In late September, I spent some time in Colorado Springs and discovered that Wells Fargo & Co. and Wachovia Corp. were handing out business loans. Now, Colorado Springs is a far distance from the Twin Towers, but loans were being passed out like Halloween candy. Big Wave Car Wash was approved for a $1.2 million SBA/STAR loan. Mission Point Liquors was approved for $400,000, Brick Wall Fire Protection Inc. was approved for $1.4 million and Classics Drive Thru Hamburgers was approved for $995,000. Meanwhile, Travel Inn, TW Lath & Stucco, Origin Communications, Sound Recording Studios and ACG Enterprises were all approved for loans ranging between $381,000 and $880,000.

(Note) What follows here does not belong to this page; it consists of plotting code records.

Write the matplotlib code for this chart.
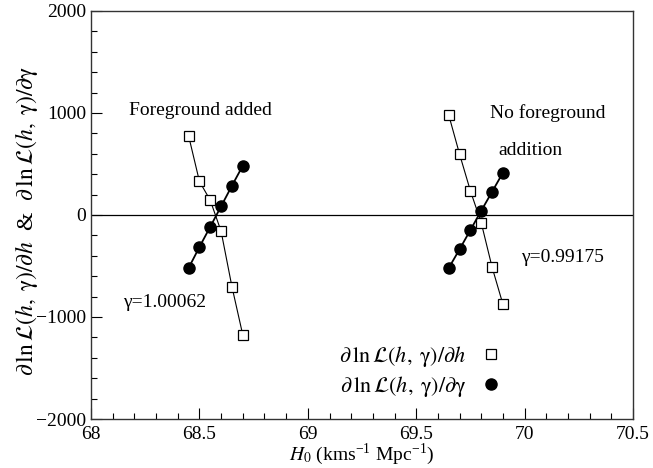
import numpy as np
import matplotlib
matplotlib.use("Agg")
import matplotlib.pyplot as plt
from matplotlib.lines import Line2D
from matplotlib.ticker import MultipleLocator, FormatStrFormatter

plt.rcParams['font.family'] = 'serif'
plt.rcParams['font.serif'] = ['Liberation Serif', 'DejaVu Serif']
plt.rcParams['mathtext.fontset'] = 'stix'

# foreground added
h0_fg = [68.45, 68.50, 68.55, 68.60, 68.65, 68.70]
dh_fg = [777, 330, 144, -160, -703, -1176]
dg_fg = [-520, -314, -115, 85, 287, 483]

# no foreground addition
h0_nofg = [69.65, 69.70, 69.75, 69.80, 69.85, 69.90]
dh_nofg = [980, 596, 236, -77, -512, -876]
dg_nofg = [-520, -336, -147, 42, 228, 415]

lab_h = r'$\partial\,\mathrm{ln}\,\mathcal{L}(h,\;\mathrm{\gamma})/\partial h$'
lab_g = r'$\partial\,\mathrm{ln}\,\mathcal{L}(h,\;\mathrm{\gamma})/\partial\mathrm{\gamma}$'

fig = plt.figure(figsize=(6.53, 4.68), dpi=100)
ax = fig.add_axes([0.1394, 0.1047, 0.83, 0.8718])

for x, dh, dg in [(h0_fg, dh_fg, dg_fg), (h0_nofg, dh_nofg, dg_nofg)]:
    ax.plot(x, dh, '-', color='black', lw=0.8, marker='s', ms=7,
            mfc='white', mec='black', mew=0.9)
    ax.plot(x, dg, '-', color='black', lw=1.3, marker='o', ms=8,
            mfc='black', mec='black')

ax.axhline(0, color='black', lw=0.9)

ax.set_xlim(68, 70.5)
ax.set_ylim(-2000, 2000)
ax.xaxis.set_major_locator(MultipleLocator(0.5))
ax.xaxis.set_minor_locator(MultipleLocator(0.1))
ax.yaxis.set_major_locator(MultipleLocator(1000))
ax.yaxis.set_minor_locator(MultipleLocator(200))
ax.xaxis.set_major_formatter(FormatStrFormatter('%g'))
ax.tick_params(which='both', direction='in', top=False, right=False,
               labelsize=14, width=0.8)
ax.tick_params(axis='x', which='major', pad=5)
ax.tick_params(which='major', length=8)
ax.tick_params(which='minor', length=4)
for s in ax.spines.values():
    s.set_linewidth(1.0)
    s.set_color('#333333')

ax.set_xlabel(r'$H_{0}$ (kms$^{\mathregular{-1}}$ Mpc$^{\mathregular{-1}}$)',
              fontsize=14, labelpad=-1)
ax.set_ylabel(lab_h + '  &  ' + lab_g, fontsize=17)
ax.yaxis.set_label_coords(-0.094, 0.485)

ax.text(68.175, 1020, 'Foreground added', fontsize=14, va='center')
ax.text(68.15, -860, 'γ=1.00062', fontsize=14, va='center')
ax.text(69.84, 1000, 'No foreground', fontsize=14, va='center')
ax.text(69.88, 630, 'addition', fontsize=14, va='center')
ax.text(69.985, -420, 'γ=0.99175', fontsize=14, va='center')

handles = [
    Line2D([], [], ls='none', marker='s', ms=7, mfc='white', mec='black', mew=0.9),
    Line2D([], [], ls='none', marker='o', ms=8, mfc='black', mec='black'),
]
ax.legend(handles, [lab_h, lab_g], loc='upper right',
          bbox_to_anchor=(0.5, 0.0, 0.279, 0.212), markerfirst=False,
          frameon=False, fontsize=16, handlelength=1.0, handletextpad=0.6,
          labelspacing=0.25, borderpad=0)

fig.savefig('out.png', dpi=100)
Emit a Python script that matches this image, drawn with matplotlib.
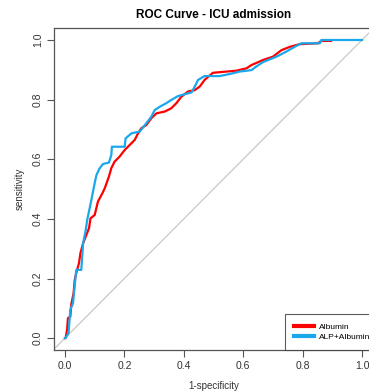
import matplotlib
matplotlib.use("Agg")
import matplotlib.pyplot as plt

# ROC points (1-specificity, sensitivity)
albumin_fpr = [0.0, 0.002, 0.007, 0.010, 0.018, 0.021, 0.029, 0.033, 0.038, 0.047,
               0.052, 0.061, 0.070, 0.081, 0.086, 0.100, 0.111, 0.126, 0.134, 0.148,
               0.156, 0.167, 0.184, 0.201, 0.224, 0.235, 0.246, 0.257, 0.274, 0.291,
               0.308, 0.336, 0.358, 0.375, 0.392, 0.414, 0.437, 0.454, 0.470, 0.498,
               0.543, 0.577, 0.611, 0.628, 0.667, 0.700, 0.729, 0.757, 0.790, 0.852,
               0.863, 0.896]
albumin_tpr = [0.0, 0.0, 0.028, 0.067, 0.072, 0.112, 0.151, 0.196, 0.218, 0.251,
               0.285, 0.318, 0.341, 0.369, 0.402, 0.413, 0.458, 0.486, 0.503, 0.542,
               0.570, 0.592, 0.609, 0.631, 0.654, 0.665, 0.687, 0.704, 0.715, 0.738,
               0.754, 0.760, 0.771, 0.788, 0.810, 0.827, 0.832, 0.844, 0.866, 0.890,
               0.894, 0.897, 0.905, 0.916, 0.933, 0.944, 0.966, 0.977, 0.986, 0.989,
               0.997, 0.997]

combo_fpr = [0.0, 0.002, 0.012, 0.018, 0.027, 0.038, 0.055, 0.061, 0.070, 0.075,
             0.089, 0.100, 0.106, 0.117, 0.128, 0.148, 0.156, 0.158, 0.201, 0.204,
             0.224, 0.252, 0.274, 0.291, 0.302, 0.319, 0.341, 0.358, 0.381, 0.403,
             0.426, 0.437, 0.448, 0.470, 0.521, 0.555, 0.588, 0.628, 0.644, 0.667,
             0.712, 0.745, 0.773, 0.796, 0.858, 0.863, 1.0]
combo_tpr = [0.0, 0.0, 0.017, 0.095, 0.117, 0.229, 0.229, 0.318, 0.363, 0.397,
             0.464, 0.520, 0.547, 0.570, 0.584, 0.589, 0.614, 0.642, 0.642, 0.670,
             0.687, 0.693, 0.721, 0.743, 0.765, 0.776, 0.788, 0.799, 0.812, 0.818,
             0.824, 0.844, 0.866, 0.879, 0.879, 0.886, 0.894, 0.899, 0.911, 0.926,
             0.944, 0.961, 0.977, 0.989, 0.989, 1.0, 1.0]

x_ticks = [0.0, 0.2, 0.4, 0.6, 0.8, 1.0]
y_ticks = [0.0, 0.2, 0.4, 0.6, 0.8, 1.0]

plt.rcParams['font.family'] = ['Liberation Sans', 'DejaVu Sans']

fig = plt.figure(figsize=(3.69, 3.92), dpi=100)
ax = fig.add_axes([0.1463, 0.107, 0.8645, 0.8214])

ax.axline((0, 0), (1, 1), color='#c8c8c8', lw=0.9, zorder=1)
ax.plot(albumin_fpr, albumin_tpr, color='#ff0000', lw=1.6,
        label='Albumin', zorder=2)
ax.plot(combo_fpr, combo_tpr, color='#1aa7ec', lw=1.6,
        label='ALP+Albumin', zorder=3)

ax.set_xlim(-0.037, 1.037)
ax.set_ylim(-0.04, 1.04)
ax.set_xticks(x_ticks)
ax.set_yticks(y_ticks)
ax.set_xticklabels([f"{t:.1f}" for t in x_ticks], fontsize=7.5, color='#333333')
ax.set_yticklabels([f"{t:.1f}" for t in y_ticks], fontsize=7.5, color='#333333',
                   rotation=90, va='center')
ax.tick_params(length=5, width=0.8, color='#555555', pad=3)
for s in ax.spines.values():
    s.set_color('#555555')
    s.set_linewidth(0.9)

ax.set_xlabel('1-specificity', fontsize=7, color='#333333', labelpad=7)
ax.set_ylabel('sensitivity', fontsize=7, color='#333333', labelpad=6)
ax.set_title('ROC Curve - ICU admission', fontsize=8.5, fontweight='bold', pad=7)

leg = ax.legend(loc='lower right', bbox_to_anchor=(1.02, 0.0), fontsize=6,
                frameon=True, fancybox=False, edgecolor='#333333',
                handlelength=2.4, handletextpad=0.6, borderaxespad=0.0,
                borderpad=1.1, labelspacing=0.25)
for line in leg.get_lines():
    line.set_linewidth(3)
leg.get_frame().set_linewidth(0.8)

fig.savefig('out.png', dpi=100)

A person of lesser character would contact the SBA, Wells Fargo, Wachovia, the two Pennsylvania senators, his congressional representative, the county commissioner, the mayor, the state representative, the chamber of commerce and several of the leading banks in Erie. My experience is that if you throw enough mud on the wall, some of it will stick.
Such a person would talk about wanting to open a shop under the SBA/STAR program but wouldn’t ask for $15,000 (I can’t imagine how anyone can do it on 15 grand anyway); rather he would tell them that he needed $550,000.
This shotgun approach is likely to get the process started much sooner, and it’s axiomatic that the greater the amount asked for, the quicker the loan approval.
Meanwhile, the SBA may come to the applicant’s home, the chamber might help with a business plan, the politicos could get him into the banks a lot quicker, the county commissioner could hurry the application and the banks might even take him to lunch.